The former Podunk land is included in the towns of East Hartford, East Windsor, South Windsor, Manchester, part of Ellington, Vernon, Bolton, Marlborough and Glastonbury. According to a late 19th-century history, the region north of the Hockanum River was generally known as Podunk in colonial times; that south of the river, as Hockanum; however, these are likely the same people.

== Culture ==
Like other Indigenous peoples of the Northeastern Woodlands, the Podunk built their summer lodges near the river. They fished for shad and salmon, and lampreys in their season. The men hunted deer and bear, as well as small game. The women cultivated and processed varieties of maize and beans, as well as drying the meats and preparing skins. They used the furs of otter, mink, and beaver for clothing, and used other hides to cover their wigwams. In winter they moved to inland campsites. In the winter, they ate dried venison and bear meat. Their tools, artifacts, and other archeological evidence have been found along the rivers and in the highlands.

== 17th-century history==
English colonists entered the Connecticut River valley around 1631. They called the local people the River Tribes. After the English began to settle in this area, the General Court reserved much of the land to the Podunk as their traditional territory. In the Winter of 1635, the Podunk kept alive the ill-prepared settlers at Hartford with their gifts of "malt, and acorns, and grains." During this time, the Podunk were governed by two sachems, Waginacut and Arramamet.

Before the English-Narragansett war, the Podunk seemed to have had a peaceful relationship with colonists. Until about 1675 they lived nearby. However, the English restricted the Podunk in many ways. Smiths were not to work for the Podunk, and none but licensed traders were to buy their corn, beaver, venison, or timber. The English forbade any trade in arms, horses, dogs, or boats, or in "dangerous" supplies, such as cider or alcohol.

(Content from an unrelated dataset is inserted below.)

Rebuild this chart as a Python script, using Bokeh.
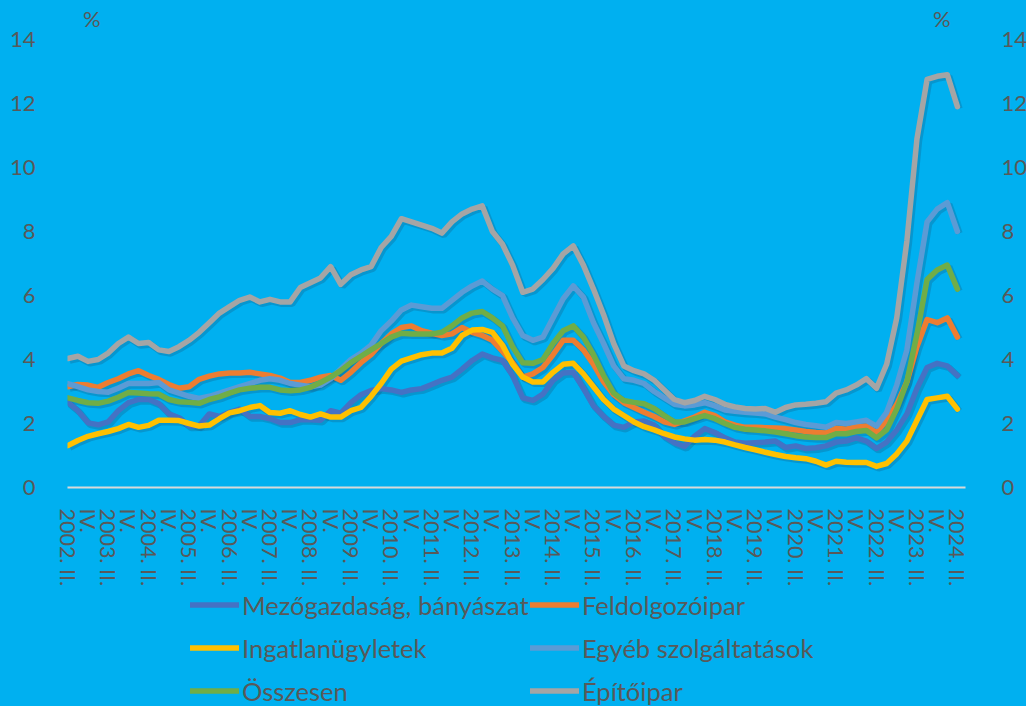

The Podunk were forbidden to enter English houses or handle the weapons of the settlers, nor were they to bring their own guns into the towns. If found in the English colony at night, they were at risk of arrest by a guard, or of being shot if they had a conflict. The Podunk were not allowed to harbor outsiders in their villages. In 1653 the English ordered them to give up their arms to prove their loyalty.

In 1657, a dispute between the Podunks and both the Mohegans and Tunxis surrounding the murder of a "Connecticut sagamore," seems to have led to the outbreak of a war against Uncas, sachem of the Mohegans, where the Podunks were aided by the Pocomtuc.

In 1659, Thomas Burnham (1617–1688) purchased the tract of land now covered by the towns of South Windsor and East Hartford from Tantinomo. "Fort Hill" is probably the fort to which "one-eyed" Tantinomo withdrew at the time of his quarrel with chiefs Uncas and Sequassen in 1665, when the English unsuccessfully attempted arbitration between them.

The Podunks briefly fought in the 1675–76 King Philip's War, in which most of their fighting men died. After Metacomet (Wampanoag), also known as King Philip, was killed, the surviving Podunk dispersed. Most merged into the Pequot, while others joined the Poquonoc, Suckiag, and Tunxis. English colonists claimed their former lands.